From Miss Hattie Harney, who was the elementary principal in Elizabeth City forever, to Nancy Meekins Ferebee, a high school English teacher who is my close friend to this day. I have good memories of those who were special people.

Portsmouth has its icons too. One of the most beloved was Frank D. Beck. Beck was principal of Churchland High School from 1945 to 1968, first at the “old, old” high school and then at the “old” school on High Street.

In 2003, I went to a party celebrating his 89th birthday. His house was mobbed by adoring “students,” most of them many years removed from high school. He had stories to tell about all of them.

“ We were all his kids,” Eleanor Jo Howren of Virginia Beach said last week. “No matter how old we got, we were still his kids.”
Beck died in 2007 at age 93.

Howren was a member of the Churchland High Class of 1958. The class decided after its 50th reunion last year to place a bench at Hoffler Creek Wildlife Preserve to honor Beck.

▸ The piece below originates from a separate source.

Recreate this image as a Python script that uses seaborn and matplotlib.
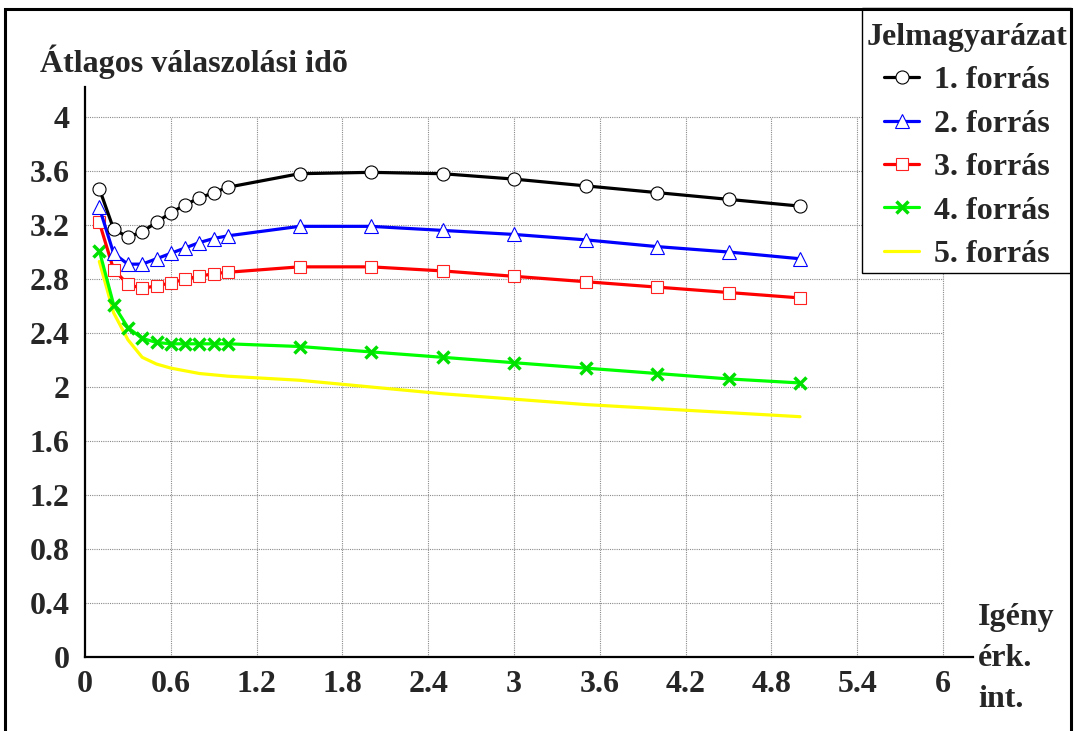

She said about 40 people have signed up for a class barbecue at Hoffler Creek on May 13. They’ll present a teak bench with a plaque honoring Beck to Randi Strutton, the preserve’s executive director.

The bench will be on the porch of the new Hoffler Creek headquarters. The organization will accept memorial donations of more benches or of rocking chairs for the porch.

Fifty years ago when the Class of ’58 graduated, Churchland was mostly open space, still part of Norfolk County. In half a century, development has covered much of the land. The 142-acre preserve is an oasis of natural wildlife in the middle of an urban area.